■ Given problem: Set down exactly the lines of the listing below, please, beginning with the first and ending with the line that holds "return FuncFormatter(f)".

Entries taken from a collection
▽
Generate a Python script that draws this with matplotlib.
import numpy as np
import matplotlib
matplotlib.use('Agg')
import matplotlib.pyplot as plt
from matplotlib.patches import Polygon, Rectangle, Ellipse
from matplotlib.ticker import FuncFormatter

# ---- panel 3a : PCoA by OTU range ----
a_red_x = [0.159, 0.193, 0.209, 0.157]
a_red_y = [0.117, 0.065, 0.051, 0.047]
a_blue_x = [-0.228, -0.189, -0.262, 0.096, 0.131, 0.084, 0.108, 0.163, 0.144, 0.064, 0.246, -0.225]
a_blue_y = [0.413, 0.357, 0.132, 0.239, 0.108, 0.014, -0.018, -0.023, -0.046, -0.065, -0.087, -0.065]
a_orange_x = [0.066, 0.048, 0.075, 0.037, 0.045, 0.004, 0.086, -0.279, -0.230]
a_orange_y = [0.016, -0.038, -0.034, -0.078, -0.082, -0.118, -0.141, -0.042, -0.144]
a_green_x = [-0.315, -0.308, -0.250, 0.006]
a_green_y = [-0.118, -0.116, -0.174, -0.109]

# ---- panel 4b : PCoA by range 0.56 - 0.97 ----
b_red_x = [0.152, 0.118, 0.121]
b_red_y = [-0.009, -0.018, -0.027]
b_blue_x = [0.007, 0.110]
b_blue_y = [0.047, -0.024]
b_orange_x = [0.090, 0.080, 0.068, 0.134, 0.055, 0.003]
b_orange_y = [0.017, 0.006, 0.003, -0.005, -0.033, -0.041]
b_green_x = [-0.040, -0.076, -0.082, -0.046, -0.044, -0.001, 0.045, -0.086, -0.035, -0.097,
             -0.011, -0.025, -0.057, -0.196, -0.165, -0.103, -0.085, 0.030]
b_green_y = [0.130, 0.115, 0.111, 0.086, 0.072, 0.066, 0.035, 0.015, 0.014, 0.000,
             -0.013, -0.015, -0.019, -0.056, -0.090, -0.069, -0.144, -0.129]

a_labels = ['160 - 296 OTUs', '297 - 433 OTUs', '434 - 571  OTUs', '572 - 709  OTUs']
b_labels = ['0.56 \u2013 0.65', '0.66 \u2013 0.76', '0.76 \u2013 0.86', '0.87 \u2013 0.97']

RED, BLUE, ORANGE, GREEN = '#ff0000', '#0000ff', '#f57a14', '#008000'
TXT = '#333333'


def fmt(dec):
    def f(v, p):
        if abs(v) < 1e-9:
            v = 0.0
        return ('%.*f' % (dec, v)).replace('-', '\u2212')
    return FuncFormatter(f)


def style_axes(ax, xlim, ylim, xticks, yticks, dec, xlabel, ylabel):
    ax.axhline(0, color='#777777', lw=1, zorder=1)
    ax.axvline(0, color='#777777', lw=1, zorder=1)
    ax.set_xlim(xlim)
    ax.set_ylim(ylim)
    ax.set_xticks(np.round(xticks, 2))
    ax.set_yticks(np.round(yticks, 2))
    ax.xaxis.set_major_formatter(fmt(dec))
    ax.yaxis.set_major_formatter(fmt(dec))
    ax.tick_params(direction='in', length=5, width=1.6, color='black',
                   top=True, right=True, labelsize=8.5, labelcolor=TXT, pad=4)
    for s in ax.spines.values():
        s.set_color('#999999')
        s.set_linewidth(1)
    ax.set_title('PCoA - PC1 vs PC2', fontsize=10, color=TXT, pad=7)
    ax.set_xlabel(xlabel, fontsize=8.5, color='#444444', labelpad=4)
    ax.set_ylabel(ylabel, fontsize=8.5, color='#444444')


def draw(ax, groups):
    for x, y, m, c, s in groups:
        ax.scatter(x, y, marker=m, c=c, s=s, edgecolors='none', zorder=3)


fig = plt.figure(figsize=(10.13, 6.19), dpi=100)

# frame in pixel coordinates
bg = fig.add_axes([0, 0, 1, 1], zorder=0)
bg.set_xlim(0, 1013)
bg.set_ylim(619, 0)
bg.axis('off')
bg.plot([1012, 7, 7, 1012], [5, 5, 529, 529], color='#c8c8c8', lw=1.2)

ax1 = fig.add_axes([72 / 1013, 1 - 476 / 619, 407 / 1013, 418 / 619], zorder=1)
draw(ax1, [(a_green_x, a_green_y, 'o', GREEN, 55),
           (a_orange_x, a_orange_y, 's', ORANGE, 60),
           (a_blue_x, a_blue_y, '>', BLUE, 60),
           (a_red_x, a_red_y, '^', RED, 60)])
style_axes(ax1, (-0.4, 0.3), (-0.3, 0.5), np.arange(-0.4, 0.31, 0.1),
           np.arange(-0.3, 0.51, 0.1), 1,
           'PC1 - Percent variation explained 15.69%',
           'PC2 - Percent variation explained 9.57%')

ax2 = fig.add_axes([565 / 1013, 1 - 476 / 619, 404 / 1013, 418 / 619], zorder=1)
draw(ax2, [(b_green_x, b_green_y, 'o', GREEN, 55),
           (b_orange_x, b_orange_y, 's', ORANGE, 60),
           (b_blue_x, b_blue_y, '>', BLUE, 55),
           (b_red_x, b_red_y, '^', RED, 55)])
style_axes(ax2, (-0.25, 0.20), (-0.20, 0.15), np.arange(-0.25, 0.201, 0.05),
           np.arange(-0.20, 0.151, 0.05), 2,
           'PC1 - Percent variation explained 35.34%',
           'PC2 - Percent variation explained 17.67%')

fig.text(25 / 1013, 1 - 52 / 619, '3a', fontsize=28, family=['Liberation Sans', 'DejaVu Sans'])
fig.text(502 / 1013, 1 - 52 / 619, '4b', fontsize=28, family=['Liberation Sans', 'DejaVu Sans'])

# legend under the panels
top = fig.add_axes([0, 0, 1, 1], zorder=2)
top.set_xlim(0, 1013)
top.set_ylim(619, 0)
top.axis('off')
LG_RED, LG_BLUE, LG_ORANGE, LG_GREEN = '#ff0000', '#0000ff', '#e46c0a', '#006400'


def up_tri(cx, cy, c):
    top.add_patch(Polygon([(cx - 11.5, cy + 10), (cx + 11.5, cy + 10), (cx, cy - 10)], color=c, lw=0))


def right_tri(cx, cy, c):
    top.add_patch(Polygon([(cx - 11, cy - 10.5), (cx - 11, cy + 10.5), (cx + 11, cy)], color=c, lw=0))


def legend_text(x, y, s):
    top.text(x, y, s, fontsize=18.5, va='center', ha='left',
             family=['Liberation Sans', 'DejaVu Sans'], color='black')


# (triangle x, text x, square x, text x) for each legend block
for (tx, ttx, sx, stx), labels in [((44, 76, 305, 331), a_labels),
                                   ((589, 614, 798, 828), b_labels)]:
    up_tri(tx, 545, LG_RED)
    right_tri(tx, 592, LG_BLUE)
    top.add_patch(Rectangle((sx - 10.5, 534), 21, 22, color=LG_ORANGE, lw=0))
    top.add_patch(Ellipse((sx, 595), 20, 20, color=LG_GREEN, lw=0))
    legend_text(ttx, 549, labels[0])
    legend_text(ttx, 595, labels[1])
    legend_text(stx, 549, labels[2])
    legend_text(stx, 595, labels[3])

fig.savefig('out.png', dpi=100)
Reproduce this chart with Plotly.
△
■ Result below:
Generate a Python script that draws this with matplotlib.
import numpy as np
import matplotlib
matplotlib.use('Agg')
import matplotlib.pyplot as plt
from matplotlib.patches import Polygon, Rectangle, Ellipse
from matplotlib.ticker import FuncFormatter

# ---- panel 3a : PCoA by OTU range ----
a_red_x = [0.159, 0.193, 0.209, 0.157]
a_red_y = [0.117, 0.065, 0.051, 0.047]
a_blue_x = [-0.228, -0.189, -0.262, 0.096, 0.131, 0.084, 0.108, 0.163, 0.144, 0.064, 0.246, -0.225]
a_blue_y = [0.413, 0.357, 0.132, 0.239, 0.108, 0.014, -0.018, -0.023, -0.046, -0.065, -0.087, -0.065]
a_orange_x = [0.066, 0.048, 0.075, 0.037, 0.045, 0.004, 0.086, -0.279, -0.230]
a_orange_y = [0.016, -0.038, -0.034, -0.078, -0.082, -0.118, -0.141, -0.042, -0.144]
a_green_x = [-0.315, -0.308, -0.250, 0.006]
a_green_y = [-0.118, -0.116, -0.174, -0.109]

# ---- panel 4b : PCoA by range 0.56 - 0.97 ----
b_red_x = [0.152, 0.118, 0.121]
b_red_y = [-0.009, -0.018, -0.027]
b_blue_x = [0.007, 0.110]
b_blue_y = [0.047, -0.024]
b_orange_x = [0.090, 0.080, 0.068, 0.134, 0.055, 0.003]
b_orange_y = [0.017, 0.006, 0.003, -0.005, -0.033, -0.041]
b_green_x = [-0.040, -0.076, -0.082, -0.046, -0.044, -0.001, 0.045, -0.086, -0.035, -0.097,
             -0.011, -0.025, -0.057, -0.196, -0.165, -0.103, -0.085, 0.030]
b_green_y = [0.130, 0.115, 0.111, 0.086, 0.072, 0.066, 0.035, 0.015, 0.014, 0.000,
             -0.013, -0.015, -0.019, -0.056, -0.090, -0.069, -0.144, -0.129]

a_labels = ['160 - 296 OTUs', '297 - 433 OTUs', '434 - 571  OTUs', '572 - 709  OTUs']
b_labels = ['0.56 \u2013 0.65', '0.66 \u2013 0.76', '0.76 \u2013 0.86', '0.87 \u2013 0.97']

RED, BLUE, ORANGE, GREEN = '#ff0000', '#0000ff', '#f57a14', '#008000'
TXT = '#333333'


def fmt(dec):
    def f(v, p):
        if abs(v) < 1e-9:
            v = 0.0
        return ('%.*f' % (dec, v)).replace('-', '\u2212')
    return FuncFormatter(f)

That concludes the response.